Operative Procedures

Hysterectomy

Vaginal Hysterectomy is the most common method for removal of the uterus (around 97% of the time).

Laparoscopic Assisted Vaginal Hysterectomy (LAVH) if the ovaries need to be removed at the same time.

Abdominal (only needed in about 3% of cases because the uterus is too large (usually due to fibroids).

Minimally Invasive Techniques for Heavy Menstrual Bleeding

Minimally invasive techniques for heavy menstrual bleeding suit up to 80 % of women. However, a hysterectomy is a long term cure for heavy bleeding in association with younger age, pain (which may be due to adenomyosis – or the lining of the uterus in the muscle of the uterus that causes pain with the period) or irregular and heavy bleeding.

Prolapse Surgery

This is an interesting field where there have been new developments with the use of mesh to give ideal vaginal reconstructions.
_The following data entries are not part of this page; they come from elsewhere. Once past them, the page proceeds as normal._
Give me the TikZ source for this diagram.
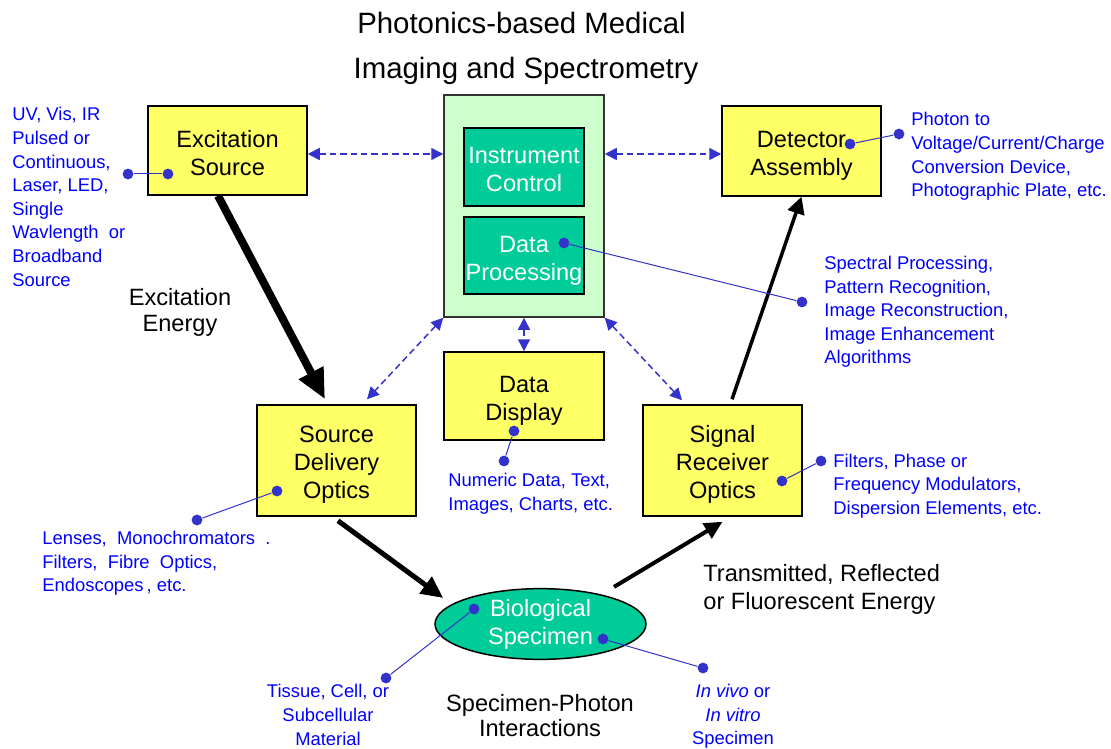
\documentclass[tikz,border=0pt]{standalone}
\usepackage{fontspec}
\setmainfont{Liberation Sans}
\usetikzlibrary{positioning,shapes.geometric,arrows.meta}
\definecolor{boxyellow}{HTML}{FFFF66}
\definecolor{panelgreen}{HTML}{CCFFCC}
\definecolor{tealgreen}{HTML}{00CC99}
\definecolor{dotblue}{HTML}{3333CC}
\definecolor{noteblue}{HTML}{0000FF}
\newcommand{\dropstrut}[1]{\rule{0pt}{#1}}

\begin{document}
\begin{tikzpicture}[x=0.5pt, y=-0.5pt,
        yellowbox/.style={rectangle, draw=black, line width=0.75pt, fill=boxyellow, inner sep=0pt, minimum width=79.5pt, align=center, font=\fontsize{11.8}{14}\selectfont},
        tealbox/.style={rectangle, draw=black, line width=0.75pt, fill=tealgreen, text=white, inner sep=0pt, minimum width=60pt, align=center, font=\fontsize{11.8}{14}\selectfont},
        titletext/.style={inner sep=0pt, font=\fontsize{14.7}{17}\selectfont},
        plainlabel/.style={inner sep=0pt, align=center},
        bluenote/.style={inner sep=0pt, text=noteblue, align=left, font=\fontsize{9.2}{11.8}\selectfont},
        bluedot/.style={circle, fill=dotblue, inner sep=0pt, minimum size=5.4pt},
        bluelink/.style={draw=dotblue, line width=0.5pt},
        ctrlarrow/.style={draw=dotblue, line width=0.75pt, dash pattern=on 3.2pt off 2pt, {Triangle[length=6pt,width=6pt]}-{Triangle[length=6pt,width=6pt]}},
        beam/.style={draw=black}]
        \useasboundingbox[fill=white] (0,0) rectangle (1111,748);

        \node[titletext, anchor=base] (title1) at (521.5,33.5) {Photonics-based Medical};
        \node[titletext, anchor=base] (title2) at (526,79) {Imaging and Spectrometry};

        \node[rectangle, draw=black!80, line width=0.75pt, fill=panelgreen, minimum width=80pt, minimum height=111pt] (panel) at (524,206) {};
        \node[tealbox, minimum height=39pt] (ctrl) at (524,167) {\dropstrut{10.5pt}Instrument\\Control};
        \node[tealbox, minimum height=38.5pt] (proc) at (524,255.5) {\dropstrut{13pt}Data\\Processing};
        \node[yellowbox, minimum height=44.5pt] (exc) at (227.5,150.5) {\dropstrut{11.5pt}Excitation\\Source};
        \node[yellowbox, minimum height=45pt] (det) at (801.5,151) {\dropstrut{13pt}Detector\\Assembly};
        \node[yellowbox, minimum width=80pt, minimum height=44pt] (disp) at (524,396) {\dropstrut{13pt}Data\\Display};
        \node[yellowbox, minimum height=55.5pt] (sdo) at (336.5,460.5) {\dropstrut{12.5pt}Source\\Delivery\\Optics};
        \node[yellowbox, minimum height=55.5pt] (sro) at (722.5,460.5) {\dropstrut{12.5pt}Signal\\Receiver\\Optics};
        \node[ellipse, draw=black, line width=0.75pt, fill=tealgreen, text=white, inner sep=0pt, minimum width=105.5pt, minimum height=35pt, align=center, font=\fontsize{11.8}{14}\selectfont] (bio) at (540.5,624) {Biological\\Specimen};

        \node[plainlabel, font=\fontsize{11.8}{13}\selectfont] (exclabel) at (180,312) {Excitation\\Energy};
        \node[plainlabel, anchor=west, align=left, font=\fontsize{11.8}{14}\selectfont] (siglabel) at (703,589) {Transmitted, Reflected\\or Fluorescent Energy};
        \node[plainlabel, font=\fontsize{11.8}{12.5}\selectfont] (interlabel) at (540,715.5) {Specimen-Photon\\Interactions};

        \node[bluenote, anchor=west] (srcnote) at (12,197) {UV, Vis, IR\\Pulsed or\\Continuous,\\Laser, LED,\\Single\\Wavlength~ or\\Broadband\\Source};
        \node[bluenote, anchor=west] (detnote) at (911,156.5) {Photon to\\Voltage/Current/Charge\\Conversion Device,\\Photographic Plate, etc.};
        \node[bluenote, anchor=west] (procnote) at (824,312) {Spectral Processing,\\Pattern Recognition,\\Image Reconstruction,\\Image Enhancement\\Algorithms};
        \node[bluenote, anchor=west] (dispnote) at (448,494) {Numeric Data, Text,\\Images, Charts, etc.};
        \node[bluenote, anchor=west] (sronote) at (833,486) {Filters, Phase or\\Frequency Modulators,\\Dispersion Elements, etc.};
        \node[bluenote, anchor=west] (sdonote) at (42,563.5) {Lenses,~ Monochromators~ .\\Filters,~ Fibre~ Optics,\\Endoscopes\,, etc.};
        \node[bluenote, align=center] (tissuenote) at (328,715) {Tissue, Cell, or\\Subcellular\\Material};
        \node[bluenote, align=center] (vivonote) at (733,716.5) {\textit{In vivo} or\\\textit{In vitro}\\Specimen};

        \draw[beam, line width=4pt, -{Triangle[length=15pt,width=13pt]}] (exc.south) ++(-4.75pt,0) -- ([xshift=-5.75pt,yshift=2.5pt]sdo.north);
        \draw[beam, line width=2.5pt, -{Triangle[length=11pt,width=10pt]}] ([xshift=0.75pt,yshift=-2pt]sdo.south) -- ([xshift=4.5pt,yshift=13pt]bio.west);
        \draw[beam, line width=2pt, -{Triangle[length=9pt,width=8.5pt]}] ([xshift=36.75pt,yshift=0.5pt]bio.north) -- ([yshift=-2.5pt]sro.south);
        \draw[beam, line width=1.75pt, -{Triangle[length=8.5pt,width=8.5pt]}] ([xshift=4.75pt,yshift=2.5pt]sro.north) -- (det.south);

        \draw[ctrlarrow] ([yshift=-1.75pt]exc.east) -- ([yshift=-1.75pt]panel.west |- exc.east);
        \draw[ctrlarrow] ([yshift=-1.5pt]panel.east |- det.west) -- ([yshift=-1.5pt]det.west);
        \draw[ctrlarrow] (panel.south west) -- ([xshift=15.25pt,yshift=2.5pt]sdo.north);
        \draw[ctrlarrow] (panel.south) -- (disp.north);
        \draw[ctrlarrow] (panel.south east) -- ([xshift=-20.25pt,yshift=2pt]sro.north);

        \node[bluedot] (excdotin) at (168,174) {};
        \node[bluedot] (excdotout) at (128,174) {};
        \node[bluedot] (detdotin) at (850,144) {};
        \node[bluedot] (detdotout) at (899,134) {};
        \node[bluedot] (procdotin) at (564,243) {};
        \node[bluedot] (procdotout) at (802,302) {};
        \node[bluedot] (dispdotin) at (514,431) {};
        \node[bluedot] (dispdotout) at (504,461) {};
        \node[bluedot] (sdodotin) at (277,491) {};
        \node[bluedot] (sdodotout) at (197,520) {};
        \node[bluedot] (srodotin) at (782,481) {};
        \node[bluedot] (srodotout) at (821,461) {};
        \node[bluedot] (biodotl) at (474,609) {};
        \node[bluedot] (tissuedot) at (386,678) {};
        \node[bluedot] (biodotr) at (603,639) {};
        \node[bluedot] (vivodot) at (703,668) {};

        \draw[bluelink] (excdotin) -- (excdotout);
        \draw[bluelink] (detdotin) -- (detdotout);
        \draw[bluelink] (procdotin) -- (procdotout);
        \draw[bluelink] (dispdotin) -- (dispdotout);
        \draw[bluelink] (sdodotin) -- (sdodotout);
        \draw[bluelink] (srodotin) -- (srodotout);
        \draw[bluelink] (biodotl) -- (tissuedot);
        \draw[bluelink] (biodotr) -- (vivodot);
    \end{tikzpicture}
\end{document}
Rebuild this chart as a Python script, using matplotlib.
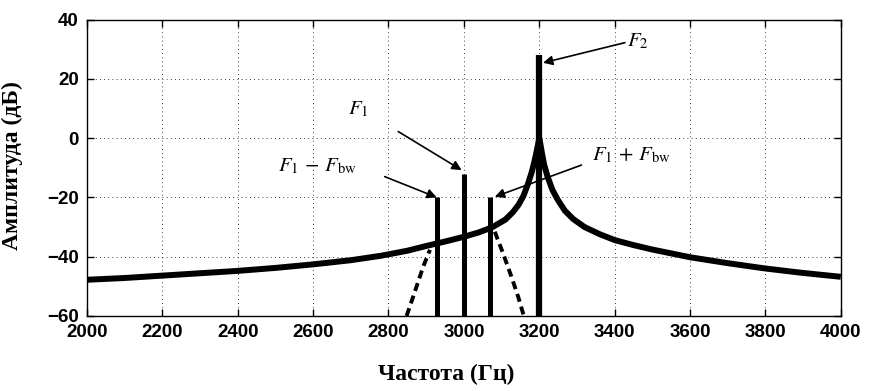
import numpy as np
import matplotlib.pyplot as plt

# spectrum
curve_f = [2000, 2100, 2200, 2300, 2400, 2500, 2600, 2700, 2780, 2850, 2900, 2950,
           3000, 3040, 3075, 3110, 3130, 3145, 3158, 3170, 3180, 3187, 3193, 3197,
           3200, 3203, 3207, 3213, 3222, 3235, 3250, 3268, 3290, 3320, 3360, 3400,
           3450, 3500, 3600, 3700, 3800, 3900, 4000]
curve_db = [-47.8, -47.2, -46.4, -45.6, -44.8, -43.8, -42.6, -41.2, -39.7, -38.0, -36.4, -34.9,
            -33.3, -31.8, -30.1, -27.5, -25.0, -22.5, -19.5, -15.5, -11.5, -8.0, -4.5, -2.0,
            0.0, -2.0, -5.0, -9.0, -13.0, -17.5, -21.0, -24.5, -27.3, -30.0, -32.4, -34.4,
            -36.1, -37.6, -40.2, -42.2, -44.0, -45.5, -46.8]

# dashed tails
left_f = [2848, 2870, 2892, 2910]
left_db = [-60, -51.8, -43.4, -37.7]
right_f = [3082, 3104, 3126, 3144, 3159]
right_db = [-31.6, -38.9, -46.7, -53.5, -60]

# spectral lines
line_f = [2930, 3000, 3070]
line_db = [-20, -12, -20]
f2 = 3200
f2_db = 28

plt.rcParams['mathtext.fontset'] = 'stix'

fig = plt.figure(figsize=(8.74, 3.91), dpi=100)
ax = fig.add_axes([0.0995, 0.192, 0.8625, 0.758])

ax.plot(curve_f, curve_db, color='black', lw=4.3, solid_joinstyle='round', solid_capstyle='butt')
ax.plot(left_f, left_db, color='black', lw=2.8, dashes=(2.1, 1.3))
ax.plot(right_f, right_db, color='black', lw=2.8, dashes=(2.1, 1.3))
ax.vlines(line_f, -60, line_db, color='black', lw=3.6)
ax.vlines(f2, -60, f2_db, color='black', lw=4.5)

ax.set_xlim(2000, 4000)
ax.set_ylim(-60, 40)
ax.set_xticks(np.arange(2000, 4001, 200))
ax.set_yticks(np.arange(-60, 41, 20))
ax.grid(True, color='black', linestyle=(0, (1, 4)), lw=0.6)
ax.tick_params(direction='in', top=True, right=True, length=5, width=1, pad=6)
for lab in ax.get_xticklabels() + ax.get_yticklabels():
    lab.set_fontfamily('Liberation Sans')
    lab.set_fontweight('bold')
    lab.set_fontsize(13.5)
for s in ax.spines.values():
    s.set_linewidth(1)

ax.set_xlabel('Частота (Гц)', fontfamily='Liberation Serif', fontweight='bold', fontsize=17, va='center')
ax.set_ylabel('Амплитуда (дБ)', fontfamily='Liberation Serif', fontweight='bold', fontsize=17, va='center')
ax.xaxis.set_label_coords(0.477, -0.197)
ax.yaxis.set_label_coords(-0.0995, 0.508)

arrow = dict(arrowstyle='-|>', color='black', lw=1.2, mutation_scale=14, shrinkA=0, shrinkB=0)
ax.annotate('', xy=(3210, 25.4), xytext=(3427, 32.2), arrowprops=arrow)
ax.annotate('', xy=(2994, -10.8), xytext=(2826, 2.2), arrowprops=arrow)
ax.annotate('', xy=(2928, -20), xytext=(2790, -13), arrowprops=arrow)
ax.annotate('', xy=(3082, -19.8), xytext=(3312, -9.1), arrowprops=arrow)

ax.text(3432, 32.7, r'$F_2$', fontsize=15, ha='left', va='center')
ax.text(2721, 9.8, r'$F_1$', fontsize=15, ha='center', va='center')
ax.text(2611, -9.4, r'$F_1\,-\,F_{\rm bw}$', fontsize=15, ha='center', va='center')
ax.text(3444, -5.7, r'$F_1\,+\,F_{\rm bw}$', fontsize=15, ha='center', va='center')

fig.savefig('out.png', dpi=100)
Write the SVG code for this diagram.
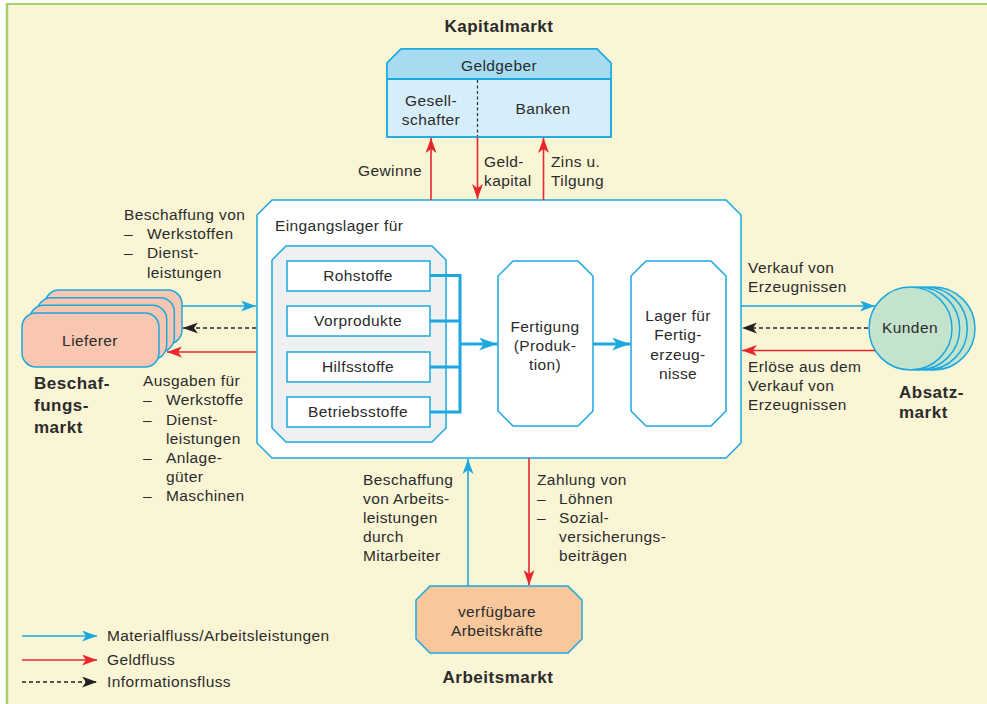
<svg xmlns="http://www.w3.org/2000/svg" width="987" height="704" viewBox="0 0 987 704">
<defs>
<style>
text{font-family:"Liberation Sans",Arial,sans-serif;font-size:15.5px;fill:#2b2b2b;letter-spacing:0.4px}
.b{font-weight:bold;font-size:17px;letter-spacing:0.5px}
.m{text-anchor:middle}
.e{text-anchor:end}
.node{stroke:#1ba8e0;stroke-width:1.5}
.bl{stroke:#1ba8e0;stroke-width:1.6;fill:none}
.bt{stroke:#1ba8e0;stroke-width:3;fill:none}
.rd{stroke:#e8262c;stroke-width:1.6;fill:none}
.ds{stroke:#222;stroke-width:1.3;stroke-dasharray:4 3;fill:none}
</style>
<marker id="ab" viewBox="0 0 15 11" refX="15" refY="5.5" markerWidth="15" markerHeight="11" markerUnits="userSpaceOnUse" orient="auto"><path d="M0,0 L15,5.5 L0,11 L4,5.5 z" fill="#1ba8e0"/></marker>
<marker id="abt" viewBox="0 0 18 13" refX="18" refY="6.5" markerWidth="18" markerHeight="13" markerUnits="userSpaceOnUse" orient="auto"><path d="M0,0 L18,6.5 L0,13 L5,6.5 z" fill="#1ba8e0"/></marker>
<marker id="ar" viewBox="0 0 15 11" refX="15" refY="5.5" markerWidth="15" markerHeight="11" markerUnits="userSpaceOnUse" orient="auto"><path d="M0,0 L15,5.5 L0,11 L4,5.5 z" fill="#e8262c"/></marker>
<marker id="ak" viewBox="0 0 15 11" refX="15" refY="5.5" markerWidth="15" markerHeight="11" markerUnits="userSpaceOnUse" orient="auto"><path d="M0,0 L15,5.5 L0,11 L4,5.5 z" fill="#222"/></marker>
</defs>

<rect x="0" y="0" width="987" height="704" fill="#ffffff"/>
<rect x="7" y="4" width="980" height="700" fill="#faf5d5"/>
<line x1="7" y1="4" x2="987" y2="4" stroke="#a6cf6b" stroke-width="2"/>
<line x1="7" y1="3" x2="7" y2="704" stroke="#a6cf6b" stroke-width="2.5"/>

<text class="b m" x="499" y="32">Kapitalmarkt</text>

<g id="geldgeber">
<polygon class="node" points="401,49 597,49 611,63 611,137 387,137 387,63" fill="#d5eefa"/>
<polygon points="401,49 597,49 611,63 611,79 387,79 387,63" fill="#a7dbf2" stroke="none"/>
<polygon class="node" points="401,49 597,49 611,63 611,137 387,137 387,63" fill="none"/>
<line x1="387" y1="79" x2="611" y2="79" stroke="#1ba8e0" stroke-width="1.8"/>
<line x1="477.5" y1="80" x2="477.5" y2="136" stroke="#333" stroke-width="1.2" stroke-dasharray="3 2.5"/>
<text class="m" x="499" y="71">Geldgeber</text>
<text class="m" x="431" y="106">Gesell-</text>
<text class="m" x="431" y="125">schafter</text>
<text class="m" x="543" y="114">Banken</text>
</g>

<g id="unternehmen">
<polygon class="node" points="272,200 726,200 741,215 741,443 726,458 272,458 257,443 257,215" fill="#ffffff"/>
<text x="275" y="231">Eingangslager für</text>
</g>

<g id="eingangslager">
<polygon class="node" points="286,246 432,246 446,260 446,428 432,442 286,442 272,428 272,260" fill="#eff0f2"/>
</g>
<g id="rohstoffe"><rect class="node" x="287" y="261" width="143" height="30" fill="#fff"/><text class="m" x="358" y="281">Rohstoffe</text></g>
<g id="vorprodukte"><rect class="node" x="287" y="306" width="143" height="30" fill="#fff"/><text class="m" x="358" y="326">Vorprodukte</text></g>
<g id="hilfsstoffe"><rect class="node" x="287" y="352" width="143" height="30" fill="#fff"/><text class="m" x="358" y="372">Hilfsstoffe</text></g>
<g id="betriebsstoffe"><rect class="node" x="287" y="397" width="143" height="30" fill="#fff"/><text class="m" x="358" y="417">Betriebsstoffe</text></g>

<g id="fertigung">
<polygon class="node" points="513,261 578,261 593,276 593,411 578,426 513,426 498,411 498,276" fill="#fff"/>
<text class="m" x="545" y="332">Fertigung</text>
<text class="m" x="545" y="351">(Produk-</text>
<text class="m" x="545" y="370">tion)</text>
</g>

<g id="lager">
<polygon class="node" points="646,261 711,261 726,276 726,411 711,426 646,426 631,411 631,276" fill="#fff"/>
<text class="m" x="678" y="321">Lager für</text>
<text class="m" x="678" y="340">Fertig-</text>
<text class="m" x="678" y="360">erzeug-</text>
<text class="m" x="678" y="379">nisse</text>
</g>

<g id="lieferer">
<rect class="node" x="45" y="290" width="137" height="54" rx="14" fill="#f9c6b2"/>
<rect class="node" x="37.3" y="297.7" width="137" height="54" rx="14" fill="#f9c6b2"/>
<rect class="node" x="29.7" y="305.3" width="137" height="54" rx="14" fill="#f9c6b2"/>
<rect class="node" x="22" y="313" width="137" height="54" rx="14" fill="#f9c6b2"/>
<text class="m" x="90" y="346">Lieferer</text>
</g>

<g id="kunden">
<circle class="node" cx="933.5" cy="328.5" r="41.5" fill="#c3e3cc"/>
<circle class="node" cx="925.8" cy="328.5" r="41.5" fill="#c3e3cc"/>
<circle class="node" cx="918.2" cy="328.5" r="41.5" fill="#c3e3cc"/>
<circle class="node" cx="910.5" cy="328.5" r="41.5" fill="#c3e3cc"/>
<text class="m" x="910" y="333">Kunden</text>
</g>

<g id="arbeitskraefte">
<polygon class="node" points="430,586 568,586 582,600 582,639 568,653 430,653 416,639 416,600" fill="#f8c79b"/>
<text class="m" x="497" y="617">verfügbare</text>
<text class="m" x="497" y="636">Arbeitskräfte</text>
</g>

<g id="connectors">
<line class="rd" x1="431" y1="200" x2="431" y2="138" marker-end="url(#ar)"/>
<line class="rd" x1="477.5" y1="137" x2="477.5" y2="199" marker-end="url(#ar)"/>
<line class="rd" x1="543.5" y1="200" x2="543.5" y2="138" marker-end="url(#ar)"/>

<polyline class="bt" points="430,275.5 460,275.5 460,412 430,412"/>
<line class="bt" x1="430" y1="321" x2="460" y2="321"/>
<line class="bt" x1="430" y1="367" x2="460" y2="367"/>
<line class="bt" x1="460" y1="344" x2="497" y2="344" marker-end="url(#abt)"/>
<line class="bt" x1="593" y1="344" x2="630" y2="344" marker-end="url(#abt)"/>

<line class="bl" x1="182" y1="306" x2="256" y2="306" marker-end="url(#ab)"/>
<line class="ds" x1="256" y1="328" x2="183" y2="328" marker-end="url(#ak)"/>
<line class="rd" x1="256" y1="352" x2="167" y2="352" marker-end="url(#ar)"/>

<line class="bl" x1="741" y1="306" x2="875" y2="306" marker-end="url(#ab)"/>
<line class="ds" x1="868" y1="328" x2="742" y2="328" marker-end="url(#ak)"/>
<line class="rd" x1="875" y1="350.5" x2="742" y2="350.5" marker-end="url(#ar)"/>

<line class="bl" x1="468" y1="586" x2="468" y2="459" marker-end="url(#ab)"/>
<line class="rd" x1="529" y1="458" x2="529" y2="585" marker-end="url(#ar)"/>

<line class="bl" x1="22" y1="636" x2="97" y2="636" marker-end="url(#ab)"/>
<line class="rd" x1="22" y1="660" x2="97" y2="660" marker-end="url(#ar)"/>
<line class="ds" x1="22" y1="682" x2="97" y2="682" marker-end="url(#ak)"/>
</g>

<g id="labels">
<text class="e" x="422" y="176">Gewinne</text>
<text x="484" y="167">Geld-</text>
<text x="484" y="186">kapital</text>
<text x="551" y="167">Zins u.</text>
<text x="551" y="186">Tilgung</text>

<text x="124" y="220">Beschaffung von</text>
<text x="124" y="239">–</text><text x="147" y="239">Werkstoffen</text>
<text x="124" y="258">–</text><text x="147" y="258">Dienst-</text>
<text x="147" y="278">leistungen</text>

<text class="b" x="34" y="389">Beschaf-</text>
<text class="b" x="34" y="411">fungs-</text>
<text class="b" x="34" y="433">markt</text>

<text x="143" y="386">Ausgaben für</text>
<text x="143" y="405">–</text><text x="166" y="405">Werkstoffe</text>
<text x="143" y="425">–</text><text x="166" y="425">Dienst-</text>
<text x="166" y="444">leistungen</text>
<text x="143" y="463">–</text><text x="166" y="463">Anlage-</text>
<text x="166" y="482">güter</text>
<text x="143" y="501">–</text><text x="166" y="501">Maschinen</text>

<text x="748" y="273">Verkauf von</text>
<text x="748" y="292">Erzeugnissen</text>
<text x="748" y="372">Erlöse aus dem</text>
<text x="748" y="391">Verkauf von</text>
<text x="748" y="410">Erzeugnissen</text>

<text class="b" x="899" y="398">Absatz-</text>
<text class="b" x="899" y="418">markt</text>

<text x="363" y="485">Beschaffung</text>
<text x="363" y="504">von Arbeits-</text>
<text x="363" y="523">leistungen</text>
<text x="363" y="542">durch</text>
<text x="363" y="561">Mitarbeiter</text>

<text x="537" y="485">Zahlung von</text>
<text x="537" y="504">–</text><text x="559" y="504">Löhnen</text>
<text x="537" y="523">–</text><text x="559" y="523">Sozial-</text>
<text x="559" y="542">versicherungs-</text>
<text x="559" y="561">beiträgen</text>

<text class="b m" x="498" y="683">Arbeitsmarkt</text>

<text x="107" y="641">Materialfluss/Arbeitsleistungen</text>
<text x="107" y="665">Geldfluss</text>
<text x="107" y="687">Informationsfluss</text>
</g>
</svg>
Prolapse occurs mostly as a result of childbirth, in particular delivering large babies causing disruption of the muscles at the pelvic side wall or the ring structure of muscles at the top of the vagina. There are three areas that can prolapse – the anterior wall of the vagina and subsequently the bladder falls down – a cystocoele, the back upper wall of the vagina – an enterocoele and the posterior wall in front of the rectum – a rectocoele.

Very often there is damage in all compartments to a greater or lesser degree. Fixing one can result in subsequent stress on another which therefore prolapses. Prolapse can recur and can be difficult to fix but newer techniques give successful vaginal reconstructions that are impressive.

The particular technique used needs individualization – depending on the patient’s past history and particular requirements. With the new meshes, an excellent cosmetic result is usually achieved with the reconstruction of normal vaginal anatomy.

Urethral Tapes

These are a relatively new device for the control of stress incontinence. (Loss of urine with coughing, laughing, sneezing). Stress incontinence is the result of the urethra being too mobile and not being compressed against the vaginal wall during increases in abdominal pressure. Urethral tapes do not cure 'urge incontinence' which is an overactive bladder.

A Transvaginal tape (TVT) is put in under general anaesthesia, via a 2 cm incision in the anterior wall of the vagina) and the patient usually stays overnight.

Laparoscopy

This is a diagnostic procedure for infertility or pelvic pain. Endometriosis may be seen and treated with excision. Sterilisation is usually undertaken laparoscopically. Ovarian cysts that are small (< 5cm) may be removed laparoscopically or larger ones if there is very little risk of malignancy.

Polycystic Ovarian Syndrome

This is the commonest non-surgical condition I see patients for. It results in a variety of symptoms and has implications for weight maintenance, fertility and long term cardiac disease and diabetes. It is very variable in its presentation. Good management is likely to reduce the long term risks.